YOUR OBJECTIVE =
Copy the material below verbatim from the line with "Write a Python" to the line with "return 1 - py / H", both lines included, omitting pictures and every line outside that range.
─── RECORD EXCERPTS
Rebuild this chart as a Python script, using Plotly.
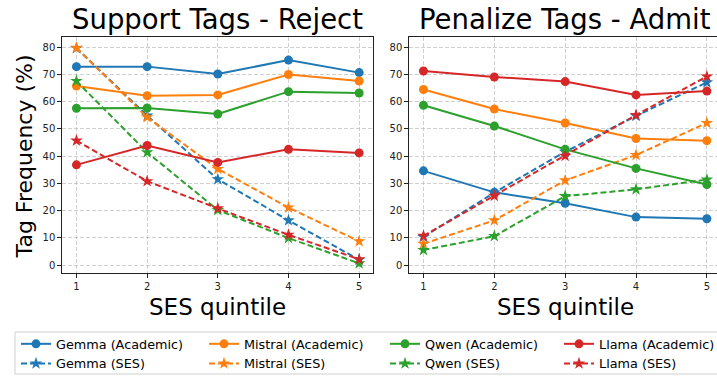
──────
─── RECORD EXCERPTS
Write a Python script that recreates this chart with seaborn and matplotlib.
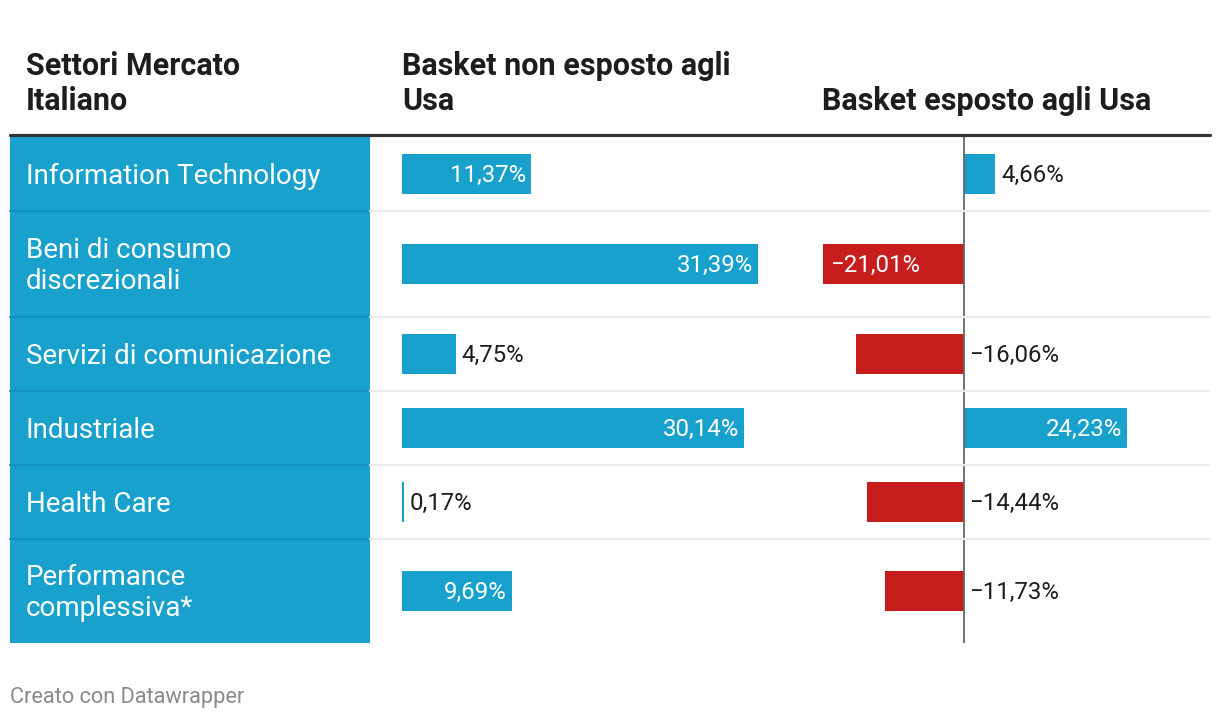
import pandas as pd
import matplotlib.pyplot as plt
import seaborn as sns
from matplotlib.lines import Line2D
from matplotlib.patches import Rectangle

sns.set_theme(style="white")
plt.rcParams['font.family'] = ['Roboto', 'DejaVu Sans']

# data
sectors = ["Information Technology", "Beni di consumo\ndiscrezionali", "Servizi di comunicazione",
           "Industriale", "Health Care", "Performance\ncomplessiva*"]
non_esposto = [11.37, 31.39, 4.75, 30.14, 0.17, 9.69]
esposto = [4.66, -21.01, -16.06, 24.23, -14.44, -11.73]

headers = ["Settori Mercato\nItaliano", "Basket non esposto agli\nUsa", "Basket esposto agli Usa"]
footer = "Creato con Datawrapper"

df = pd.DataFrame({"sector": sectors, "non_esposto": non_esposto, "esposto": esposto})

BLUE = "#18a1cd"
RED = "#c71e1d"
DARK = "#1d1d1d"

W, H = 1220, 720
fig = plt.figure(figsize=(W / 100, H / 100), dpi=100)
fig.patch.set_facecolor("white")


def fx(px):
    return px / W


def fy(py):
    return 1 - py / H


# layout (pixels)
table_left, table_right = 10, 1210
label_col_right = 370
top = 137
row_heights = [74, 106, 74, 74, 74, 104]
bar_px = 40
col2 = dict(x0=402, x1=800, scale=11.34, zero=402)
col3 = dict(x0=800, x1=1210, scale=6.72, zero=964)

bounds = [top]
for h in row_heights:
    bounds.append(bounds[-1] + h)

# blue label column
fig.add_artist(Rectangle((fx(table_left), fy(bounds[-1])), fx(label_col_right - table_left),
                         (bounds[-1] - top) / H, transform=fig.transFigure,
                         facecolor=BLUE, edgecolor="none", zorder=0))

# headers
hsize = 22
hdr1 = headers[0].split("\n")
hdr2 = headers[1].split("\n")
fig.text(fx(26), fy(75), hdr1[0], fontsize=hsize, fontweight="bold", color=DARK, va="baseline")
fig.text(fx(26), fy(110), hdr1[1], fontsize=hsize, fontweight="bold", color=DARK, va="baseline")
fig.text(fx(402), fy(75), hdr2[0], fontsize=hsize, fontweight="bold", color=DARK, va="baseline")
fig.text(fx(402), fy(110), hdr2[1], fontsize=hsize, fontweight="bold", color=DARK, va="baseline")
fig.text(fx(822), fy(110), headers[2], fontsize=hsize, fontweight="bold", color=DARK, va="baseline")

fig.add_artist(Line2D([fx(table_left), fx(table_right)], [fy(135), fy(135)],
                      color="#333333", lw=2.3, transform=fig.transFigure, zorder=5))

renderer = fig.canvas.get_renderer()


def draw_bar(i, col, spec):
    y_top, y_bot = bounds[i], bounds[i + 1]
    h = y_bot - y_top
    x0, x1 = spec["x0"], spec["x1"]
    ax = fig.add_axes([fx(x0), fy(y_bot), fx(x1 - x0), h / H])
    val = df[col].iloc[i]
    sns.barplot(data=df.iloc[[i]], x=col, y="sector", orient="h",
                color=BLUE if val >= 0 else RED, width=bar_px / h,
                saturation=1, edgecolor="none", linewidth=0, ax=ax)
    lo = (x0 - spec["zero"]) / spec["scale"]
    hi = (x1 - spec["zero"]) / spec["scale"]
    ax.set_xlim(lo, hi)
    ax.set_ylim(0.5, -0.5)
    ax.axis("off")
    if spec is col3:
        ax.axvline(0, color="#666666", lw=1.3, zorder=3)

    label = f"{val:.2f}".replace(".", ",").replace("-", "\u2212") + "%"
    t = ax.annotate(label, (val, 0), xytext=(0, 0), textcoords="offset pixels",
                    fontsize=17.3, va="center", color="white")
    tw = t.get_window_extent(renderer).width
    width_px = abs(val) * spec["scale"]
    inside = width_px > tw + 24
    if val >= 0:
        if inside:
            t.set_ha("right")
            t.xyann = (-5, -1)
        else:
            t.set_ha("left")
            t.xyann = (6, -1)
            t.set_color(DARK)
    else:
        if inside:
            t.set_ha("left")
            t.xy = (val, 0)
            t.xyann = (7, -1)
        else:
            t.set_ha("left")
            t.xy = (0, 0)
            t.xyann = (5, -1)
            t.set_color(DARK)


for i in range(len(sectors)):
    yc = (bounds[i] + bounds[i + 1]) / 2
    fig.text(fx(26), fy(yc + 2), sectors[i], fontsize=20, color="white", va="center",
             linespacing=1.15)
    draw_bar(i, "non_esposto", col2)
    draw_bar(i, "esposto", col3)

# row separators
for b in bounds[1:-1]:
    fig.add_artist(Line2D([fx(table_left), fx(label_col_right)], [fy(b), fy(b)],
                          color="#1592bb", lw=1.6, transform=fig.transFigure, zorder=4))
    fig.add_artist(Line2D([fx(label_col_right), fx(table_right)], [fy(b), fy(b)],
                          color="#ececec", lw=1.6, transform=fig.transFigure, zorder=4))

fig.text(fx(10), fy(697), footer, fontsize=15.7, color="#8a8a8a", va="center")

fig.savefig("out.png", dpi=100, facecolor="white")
──────
WRITTEN SOLUTION =
Write a Python script that recreates this chart with seaborn and matplotlib.
import pandas as pd
import matplotlib.pyplot as plt
import seaborn as sns
from matplotlib.lines import Line2D
from matplotlib.patches import Rectangle

sns.set_theme(style="white")
plt.rcParams['font.family'] = ['Roboto', 'DejaVu Sans']

# data
sectors = ["Information Technology", "Beni di consumo\ndiscrezionali", "Servizi di comunicazione",
           "Industriale", "Health Care", "Performance\ncomplessiva*"]
non_esposto = [11.37, 31.39, 4.75, 30.14, 0.17, 9.69]
esposto = [4.66, -21.01, -16.06, 24.23, -14.44, -11.73]

headers = ["Settori Mercato\nItaliano", "Basket non esposto agli\nUsa", "Basket esposto agli Usa"]
footer = "Creato con Datawrapper"

df = pd.DataFrame({"sector": sectors, "non_esposto": non_esposto, "esposto": esposto})

BLUE = "#18a1cd"
RED = "#c71e1d"
DARK = "#1d1d1d"

W, H = 1220, 720
fig = plt.figure(figsize=(W / 100, H / 100), dpi=100)
fig.patch.set_facecolor("white")


def fx(px):
    return px / W


def fy(py):
    return 1 - py / H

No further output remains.